Friday, January 30, 2009
In my previous post I said that citizens should not feel powerless vis-à-vis the current economic crisis and leave its resolution to the policymakers. However, I’m afraid Western policymakers themselves are increasingly feeling powerless too. They do not seem to be able to stop the crisis.
Initially the focus was on irresponsible behaviour of the banks, but now Western governments are getting under fire. In France, where Sarkozy as chair of the EU was internationally praised for his energetic approach to the crisis, a large majority of the population (70% according to a poll) supported a wide-ranging strike against the government held yesterday. The strikers blame Sarkozy that he is responding inadequately to the crisis, and helping the banks but not the ordinary people. The BBC reported: “So where, the French people are now asking, did the 360bn euro shore-up fund to guarantee banks come from? This, at a time when the government was busy slashing thousands of public sector jobs, trimming pension benefits and planning massive cuts to the education budget.”
Yesterday, at the annual meeting in Davos, China’s premier Wen Jiabao blamed the US (and the EU) for the current economic breakdown. “Inappropriate macroeconomic policies,” an “unsustainable model of development characterized by prolonged low savings and high consumption,” and “the failure of financial supervision” all contributed, said the Chinese leader. He also attacked Western financial institutions’ “blind pursuit of profit” and their “lack of self-discipline”.
Premier Wen also blamed the Western-designed global financial system for the world's current economic problems. He said: “The current crisis has fully exposed the deficiencies in the existing international financial system and its governance structure. We should expand the regulation of the international financial system, with particular emphasis on strengthening the supervision on major reserve currency countries.” Pointing to “major reserve currency countries”, Mr. Wen clearly thought of the United States in the first place, as the system is still based on the US dollar.

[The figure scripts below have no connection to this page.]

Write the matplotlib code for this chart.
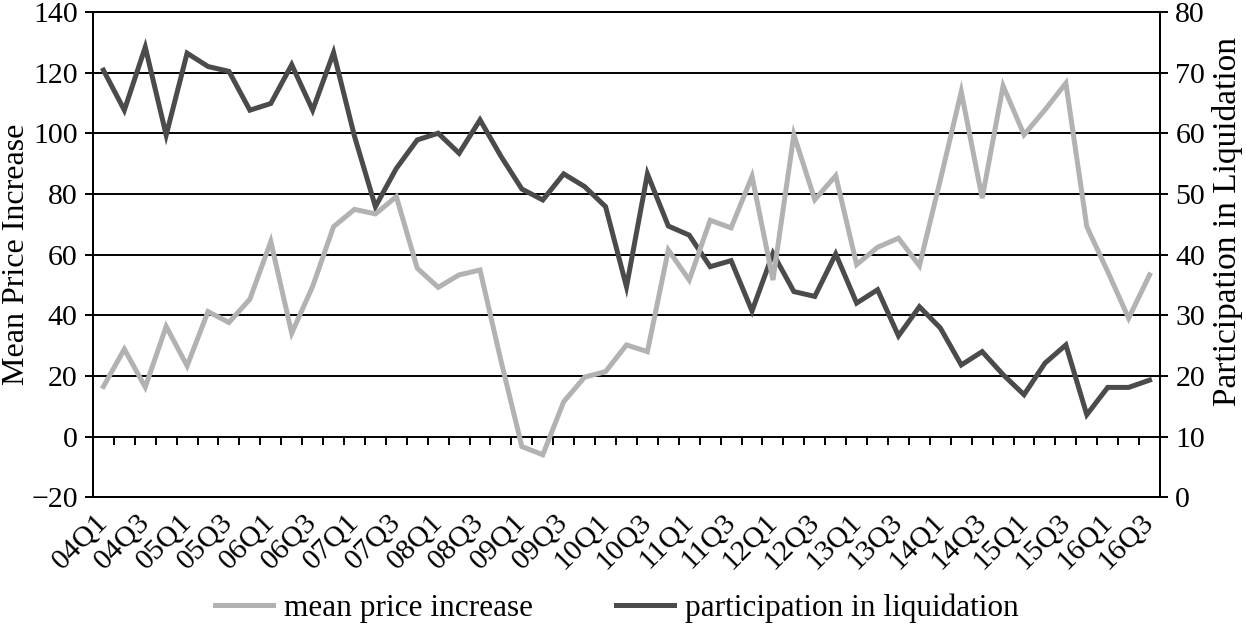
import numpy as np
import matplotlib
matplotlib.use("Agg")
import matplotlib.pyplot as plt

plt.rcParams['font.family'] = ['Liberation Serif', 'DejaVu Serif']
plt.rcParams['font.size'] = 21.5

# quarters 04Q1 .. 16Q3
quarters = ['04Q1', '04Q2', '04Q3', '04Q4', '05Q1', '05Q2', '05Q3', '05Q4',
            '06Q1', '06Q2', '06Q3', '06Q4', '07Q1', '07Q2', '07Q3', '07Q4',
            '08Q1', '08Q2', '08Q3', '08Q4', '09Q1', '09Q2', '09Q3', '09Q4',
            '10Q1', '10Q2', '10Q3', '10Q4', '11Q1', '11Q2', '11Q3', '11Q4',
            '12Q1', '12Q2', '12Q3', '12Q4', '13Q1', '13Q2', '13Q3', '13Q4',
            '14Q1', '14Q2', '14Q3', '14Q4', '15Q1', '15Q2', '15Q3', '15Q4',
            '16Q1', '16Q2', '16Q3']

mean_price = [16.5, 28.8, 16.3, 36.3, 23.3, 41.2, 37.6, 45.3, 64.3, 34.1,
              49.5, 69.2, 74.9, 73.4, 79.1, 55.5, 49.2, 53.3, 54.9, 25.0,
              -3.3, -6.0, 11.5, 19.6, 21.4, 30.2, 28.0, 61.5, 51.6, 71.3,
              68.8, 85.8, 51.6, 99.5, 78.1, 86.0, 56.7, 62.4, 65.4, 56.3,
              84.6, 113.7, 78.6, 115.6, 99.5, 107.7, 116.5, 69.2, 54.4, 39.0,
              53.3]

participation = [70.4, 63.8, 74.2, 59.7, 73.2, 71.0, 70.2, 63.8, 64.9, 71.3,
                 63.8, 73.3, 59.5, 47.9, 54.2, 58.9, 60.0, 56.7, 62.2, 56.2,
                 50.8, 49.0, 53.3, 51.2, 47.9, 34.7, 53.3, 44.7, 43.2, 38.0,
                 39.0, 30.7, 40.2, 33.9, 33.1, 40.1, 32.0, 34.2, 26.6, 31.4,
                 27.9, 21.8, 24.0, 20.2, 16.9, 22.1, 25.1, 13.6, 18.1, 18.1,
                 19.3]

left_ticks = np.arange(-20, 141, 20)
right_ticks = np.arange(0, 81, 10)

light = '#b2b2b2'
dark = '#4b4b4b'

fig = plt.figure(figsize=(12.46, 6.27), dpi=100)
ax = fig.add_axes([0.0746, 0.207, 0.931 - 0.0746, 0.981 - 0.207])
ax2 = ax.twinx()

# left axes goes on top so the light line is drawn over the dark one
ax.set_zorder(ax2.get_zorder() + 1)
ax.patch.set_visible(False)
ax2.patch.set_visible(True)

x = np.arange(len(quarters))
l2, = ax2.plot(x, participation, color=dark, lw=3.6, solid_joinstyle='miter',
               label='participation in liquidation')
l1, = ax.plot(x, mean_price, color=light, lw=3.6, solid_joinstyle='miter',
              label='mean price increase')

ax.set_xlim(-0.5, len(quarters) - 0.5)
ax.set_ylim(-20, 140)
ax2.set_ylim(0, 80)
ax.set_yticks(left_ticks)
ax2.set_yticks(right_ticks)

# horizontal grid (same lines for both scales)
ax2.grid(axis='y', color='black', lw=1.4)
ax2.set_axisbelow(True)

ax.set_xticks(x[::2])
ax.set_xticklabels(quarters[::2], rotation=45, ha='right', va='center',
                   rotation_mode='anchor')
ax.tick_params(axis='x', length=0, pad=15)
ax.tick_params(axis='y', direction='out', length=6, width=1.4, pad=5)
ax2.tick_params(axis='y', direction='out', length=6, width=1.4, pad=5)

# category tick marks sitting on the zero line
sec = ax.secondary_xaxis(0.125)
sec.set_xticks(np.arange(0.5, len(quarters) - 1, 1))
sec.tick_params(axis='x', direction='out', length=6, width=1.4, labelbottom=False,
                labeltop=False)
for s in sec.spines.values():
    s.set_visible(False)

for a in (ax, ax2):
    for s in a.spines.values():
        s.set_color('black')
        s.set_linewidth(1.4)

ax.set_ylabel('Mean Price Increase', fontsize=23, labelpad=0)
ax2.set_ylabel('Participation in Liquidation', fontsize=24)
ax2.yaxis.set_label_coords(1.049, 0.569)

fig.legend(handles=[l1, l2], loc='center', bbox_to_anchor=(0.495, 0.03), ncol=2,
           frameon=False, fontsize=22.5, handlelength=1.85, handletextpad=0.35,
           columnspacing=2.65)

fig.savefig('out.png', dpi=100)
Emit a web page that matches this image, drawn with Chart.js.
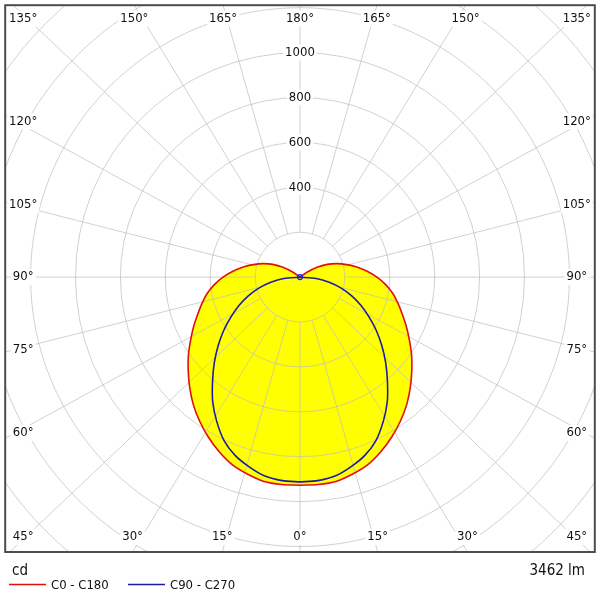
<!DOCTYPE html>
<html>
<head>
<meta charset="utf-8">
<script src="https://cdn.jsdelivr.net/npm/chart.js@4.4.1/dist/chart.umd.min.js"></script>
<style>
  html, body { margin: 0; padding: 0; background: #fff; }
  #wrap { position: relative; width: 600px; height: 600px; }
</style>
</head>
<body>
<div id="wrap"><canvas id="ldc"></canvas></div>
<script>
// gamma angles in degrees, 0 = straight down
const GAMMA = [0, 5, 10, 15, 20, 25, 30, 35, 40, 45, 50, 55, 60, 65, 70, 75, 80, 85, 90,
               95, 100, 105, 110, 115, 120, 125, 130, 135, 140, 145, 150, 155, 160, 165, 170, 175, 180];

// intensities (cd)
const I_C0   = [927, 927, 924, 908, 888, 856, 820, 781, 740, 695, 650, 607, 563, 523, 485, 452, 420, 383, 343,
                300, 257, 215, 175, 134, 88, 38, 0, 0, 0, 0, 0, 0, 0, 0, 0, 0, 0];
const I_C180 = [927, 927, 924, 908, 888, 856, 820, 781, 740, 695, 650, 607, 563, 523, 485, 452, 420, 383, 343,
                300, 257, 215, 175, 134, 88, 38, 0, 0, 0, 0, 0, 0, 0, 0, 0, 0, 0];
const I_C90  = [912, 910, 900, 875, 845, 802, 742, 678, 606, 540, 476, 415, 355, 300, 245, 190, 132, 72, 0,
                0, 0, 0, 0, 0, 0, 0, 0, 0, 0, 0, 0, 0, 0, 0, 0, 0, 0];
const I_C270 = [912, 910, 900, 875, 845, 802, 742, 678, 606, 540, 476, 415, 355, 300, 245, 190, 132, 72, 0,
                0, 0, 0, 0, 0, 0, 0, 0, 0, 0, 0, 0, 0, 0, 0, 0, 0, 0];

const RINGS = [200, 400, 600, 800, 1000, 1200, 1400, 1600, 1800, 2000];
const RING_LABELS = [400, 600, 800, 1000];
const ANGLE_LABELS = [0, 15, 30, 45, 60, 75, 90, 105, 120, 135, 150, 165, 180];
const SERIES_NAMES = ['C0 - C180', 'C90 - C270'];
const UNIT_TEXT = 'cd';
const FLUX_TEXT = '3462 lm';

const FONT = '"DejaVu Sans Condensed", "Liberation Sans", sans-serif';
const GRID = 'rgba(190,190,190,0.7)';
const RED = '#e01010';
const BLUE = '#1c1ca0';
const K_STRETCH = 1.055;   // spokes in the reference lean a little outwards

// left half goes 180 -> 0, right half 0 -> 180
function toPoints(left, right) {
  const pts = [];
  for (let i = GAMMA.length - 1; i >= 0; i--) {
    const g = GAMMA[i] * Math.PI / 180;
    pts.push({x: -left[i] * Math.sin(g), y: -left[i] * Math.cos(g)});
  }
  for (let i = 0; i < GAMMA.length; i++) {
    const g = GAMMA[i] * Math.PI / 180;
    pts.push({x: right[i] * Math.sin(g), y: -right[i] * Math.cos(g)});
  }
  return pts;
}

const redPts = toPoints(I_C180, I_C0);
const bluePts = toPoints(I_C270, I_C90);

// centre of the diagram at (299.5, 276.5), 0.225 px per cd
const PX_PER_CD = 0.225;
const AREA = {left: 4, top: 4, right: 595, bottom: 552};
const CX = 299.5, CY = 276.5;

function spokeDir(gamma, side) {
  const g = gamma * Math.PI / 180;
  const dx = side * K_STRETCH * Math.sin(g), dy = Math.cos(g);
  const n = Math.hypot(dx, dy);
  return [dx / n, dy / n];
}

function labelBox(ctx, text, x, y) {
  const w = ctx.measureText(text).width + 4;
  ctx.fillStyle = '#fff';
  ctx.fillRect(x - w / 2, y - 8, w, 16);
  ctx.fillStyle = '#111';
  ctx.fillText(text, x, y);
}

function drawGrid(chart) {
  const ctx = chart.ctx;
  const a = chart.chartArea;
  const xs = chart.scales.x, ys = chart.scales.y;
  const cx = xs.getPixelForValue(0), cy = ys.getPixelForValue(0);
  const rad = v => cy - ys.getPixelForValue(v);

  ctx.save();
  ctx.beginPath();
  ctx.rect(a.left, a.top, a.right - a.left, a.bottom - a.top);
  ctx.clip();
  ctx.strokeStyle = GRID;
  ctx.lineWidth = 1;

  RINGS.forEach(v => {
    ctx.beginPath();
    ctx.arc(cx, cy, rad(v), 0, Math.PI * 2);
    ctx.stroke();
  });

  const r0 = rad(RINGS[0]);
  for (let deg = 0; deg < 360; deg += 15) {
    const gamma = deg <= 180 ? deg : 360 - deg;
    const side = deg <= 180 ? 1 : -1;
    const [ux, uy] = spokeDir(gamma, side);
    ctx.beginPath();
    ctx.moveTo(cx + ux * r0, cy + uy * r0);
    ctx.lineTo(cx + ux * 1000, cy + uy * 1000);
    ctx.stroke();
  }

  ctx.font = '13px ' + FONT;
  ctx.textAlign = 'center';
  ctx.textBaseline = 'middle';

  RING_LABELS.forEach(v => labelBox(ctx, String(v), cx, cy - rad(v)));

  ANGLE_LABELS.forEach(gamma => {
    const sides = (gamma === 0 || gamma === 180) ? [1] : [1, -1];
    sides.forEach(side => {
      const [ux, uy] = spokeDir(gamma, side);
      const tx = Math.abs(ux) < 1e-9 ? Infinity : (ux > 0 ? a.right - cx : cx - a.left) / Math.abs(ux);
      const ty = Math.abs(uy) < 1e-9 ? Infinity : (uy > 0 ? a.bottom - cy : cy - a.top) / Math.abs(uy);
      let x, y;
      if (ty <= tx) {
        x = cx + ux * ty;
        y = uy > 0 ? a.bottom - 15 : a.top + 13.5;
      } else {
        x = ux > 0 ? a.right - 18 : a.left + 18;
        const t = (ux > 0 ? a.right - 10 - cx : cx - a.left - 10) / Math.abs(ux);
        y = cy + uy * t;
      }
      x = Math.min(Math.max(x, a.left + 18), a.right - 18);
      y = Math.min(Math.max(y, a.top + 13.5), a.bottom - 15);
      labelBox(ctx, gamma + '°', x, y);
    });
  });
  ctx.restore();
}

const polarGrid = {
  id: 'polarGrid',
  afterDatasetDraw(chart, args) {
    if (args.index === 0) drawGrid(chart);
  },
  afterDraw(chart) {
    const ctx = chart.ctx;
    const a = chart.chartArea;
    ctx.save();
    ctx.strokeStyle = '#4d4d4d';
    ctx.lineWidth = 2;
    ctx.strokeRect(a.left, a.top, a.right - a.left, a.bottom - a.top);

    ctx.fillStyle = '#111';
    ctx.font = '15px ' + FONT;
    ctx.textBaseline = 'alphabetic';
    ctx.textAlign = 'left';
    ctx.fillText(UNIT_TEXT, 12, 575);
    ctx.textAlign = 'right';
    ctx.fillText(FLUX_TEXT, 585, 575);

    // legend
    ctx.font = '13px ' + FONT;
    ctx.textAlign = 'left';
    ctx.textBaseline = 'middle';
    const items = [[RED, 9], [BLUE, 128]];
    items.forEach(([col, x0], i) => {
      ctx.strokeStyle = col;
      ctx.lineWidth = 1.5;
      ctx.beginPath();
      ctx.moveTo(x0, 584.5);
      ctx.lineTo(x0 + 37, 584.5);
      ctx.stroke();
      ctx.fillStyle = '#111';
      ctx.fillText(SERIES_NAMES[i], x0 + 42, 586);
    });
    ctx.restore();
  }
};

new Chart(document.getElementById('ldc'), {
  type: 'scatter',
  data: {
    datasets: [
      {
        label: 'fill',
        data: redPts,
        showLine: true,
        fill: 'shape',
        backgroundColor: '#ffff00',
        borderWidth: 0,
        borderColor: 'rgba(0,0,0,0)',
        pointRadius: 0,
        tension: 0.25,
        order: 3
      },
      {
        label: SERIES_NAMES[0],
        data: redPts,
        showLine: true,
        borderColor: RED,
        borderWidth: 1.6,
        borderJoinStyle: 'round',
        pointRadius: 0,
        tension: 0.25,
        order: 2
      },
      {
        label: SERIES_NAMES[1],
        data: bluePts,
        showLine: true,
        borderColor: BLUE,
        borderWidth: 1.6,
        borderJoinStyle: 'round',
        pointRadius: c => c.dataIndex === 0 ? 2.5 : 0,
        pointBorderColor: '#1c1cff',
        pointBackgroundColor: 'rgba(0,0,0,0)',
        pointBorderWidth: 1.2,
        tension: 0.25,
        order: 1
      }
    ]
  },
  options: {
    responsive: true,
    maintainAspectRatio: false,
    animation: false,
    layout: {padding: {left: AREA.left, top: AREA.top, right: 600 - AREA.right, bottom: 600 - AREA.bottom}},
    scales: {
      x: {
        type: 'linear', display: false,
        min: -(CX - AREA.left) / PX_PER_CD, max: (AREA.right - CX) / PX_PER_CD
      },
      y: {
        type: 'linear', display: false,
        min: -(AREA.bottom - CY) / PX_PER_CD, max: (CY - AREA.top) / PX_PER_CD
      }
    },
    plugins: {
      legend: {display: false},
      tooltip: {enabled: false}
    }
  },
  plugins: [polarGrid]
});
</script>
</body>
</html>
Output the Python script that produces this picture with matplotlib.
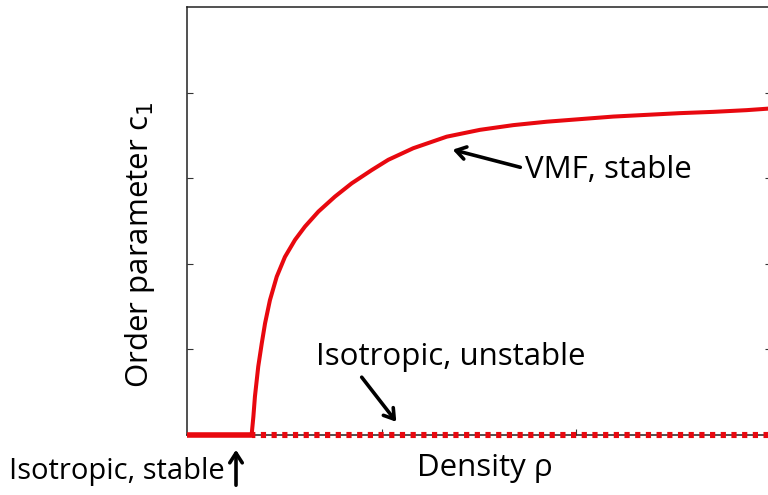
import matplotlib
matplotlib.use("Agg")
import matplotlib.pyplot as plt
from matplotlib.patches import FancyArrowPatch

# Data
rho_vmf = [0.332, 0.341, 0.349, 0.366, 0.384, 0.401, 0.426, 0.461, 0.503, 0.555,
           0.606, 0.675, 0.760, 0.846, 0.949, 1.034, 1.162, 1.334, 1.505, 1.676,
           1.848, 2.019, 2.190, 2.361, 2.532, 2.704, 2.875, 3.0]
c1_vmf = [0.0, 0.043, 0.090, 0.160, 0.214, 0.261, 0.315, 0.370, 0.416, 0.456,
          0.487, 0.522, 0.557, 0.588, 0.619, 0.643, 0.670, 0.697, 0.713, 0.724,
          0.732, 0.738, 0.744, 0.748, 0.752, 0.755, 0.759, 0.763]
rho_iso_stable = [0.0, 0.332]
c1_iso_stable = [0.0, 0.0]
rho_iso_unstable = [0.332, 3.0]
c1_iso_unstable = [0.0, 0.0]
x_ticks = [1, 2]
y_ticks = [0.2, 0.4, 0.6, 0.8]

FONT = "Open Sans"
plt.rcParams['font.family'] = [FONT, 'DejaVu Sans']

fig = plt.figure(figsize=(7.68, 4.95), dpi=100)
W, H = 768, 495
ax = fig.add_axes([187 / W, 60 / H, (771 - 187) / W, (435 - 7) / H])

red = '#e8080f'
ax.plot(rho_vmf, c1_vmf, color=red, lw=2.9, zorder=3, solid_capstyle='butt',
        solid_joinstyle='round', clip_on=False)
ax.plot(rho_iso_stable, c1_iso_stable, color=red, lw=4.0, zorder=3,
        solid_capstyle='butt', clip_on=False)
ax.plot(rho_iso_unstable, c1_iso_unstable, color=red, lw=4.4, zorder=3,
        linestyle=(0.3, (0.85, 0.9)), dash_capstyle='butt', clip_on=False)

ax.set_xlim(0, 3)
ax.set_ylim(0, 1)
ax.set_xticks(x_ticks)
ax.set_yticks(y_ticks)
ax.tick_params(direction='in', length=4, width=0.8, colors='#333333',
               labelbottom=False, labelleft=False, right=True, top=False)
for s in ax.spines.values():
    s.set_linewidth(1.1)
    s.set_color('#222222')

fs = 22.5
fig.text(140 / W, 1 - 245 / H, r'Order parameter c$_1$', rotation=90,
         ha='center', va='center', fontsize=fs)
fig.text(485 / W, 1 - 468 / H, 'Density ρ', ha='center', va='center', fontsize=fs)
fig.text(9 / W, 1 - 472 / H, 'Isotropic, stable', ha='left', va='center', fontsize=21)
fig.text(316 / W, 1 - 357 / H, 'Isotropic, unstable', ha='left', va='center', fontsize=fs)
fig.text(525 / W, 1 - 170 / H, 'VMF, stable', ha='left', va='center', fontsize=fs)

def arrow(p0, p1):
    fig.add_artist(FancyArrowPatch(
        (p0[0] / W, 1 - p0[1] / H), (p1[0] / W, 1 - p1[1] / H),
        transform=fig.transFigure,
        arrowstyle='->,head_length=7,head_width=4.5', lw=2.6, color='black'))

arrow((236, 488), (236, 447))
arrow((360, 375), (398, 424))
arrow((523, 168), (450, 149))

fig.savefig('out.png', dpi=100)
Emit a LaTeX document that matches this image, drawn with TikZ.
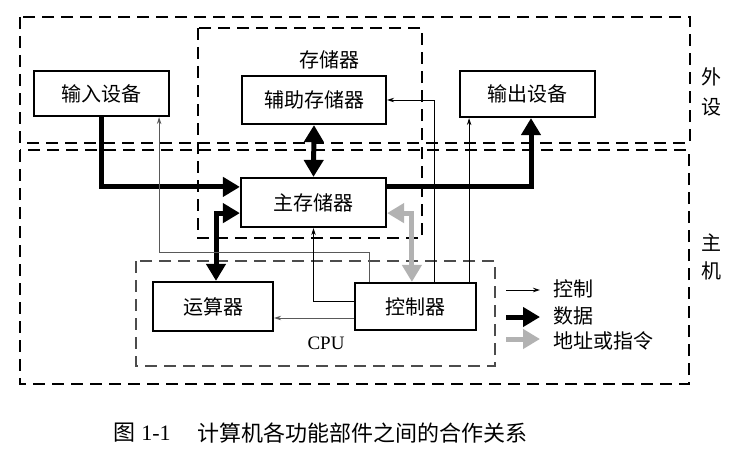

I share premier Wen’s critique of the dollar-based global financial system. More than twenty-five years ago, in a long article, I blamed the same system for the outbreak of the debt crisis in Latin America and warned that it would create future international crises. In the following years, as director of FONDAD, I organised international meetings where, time and again, high-level experts discussed the flaws of the global financial system and suggested ways to remedy them. Policymakers participated in these meetings and welcomed the constructive ideas presented. But they did not have the willingness, energy or power to put them into practice.
Now we are in the midst of a mess that policymakers find difficult to address. We should not leave it to them to come up with a better system and better policies.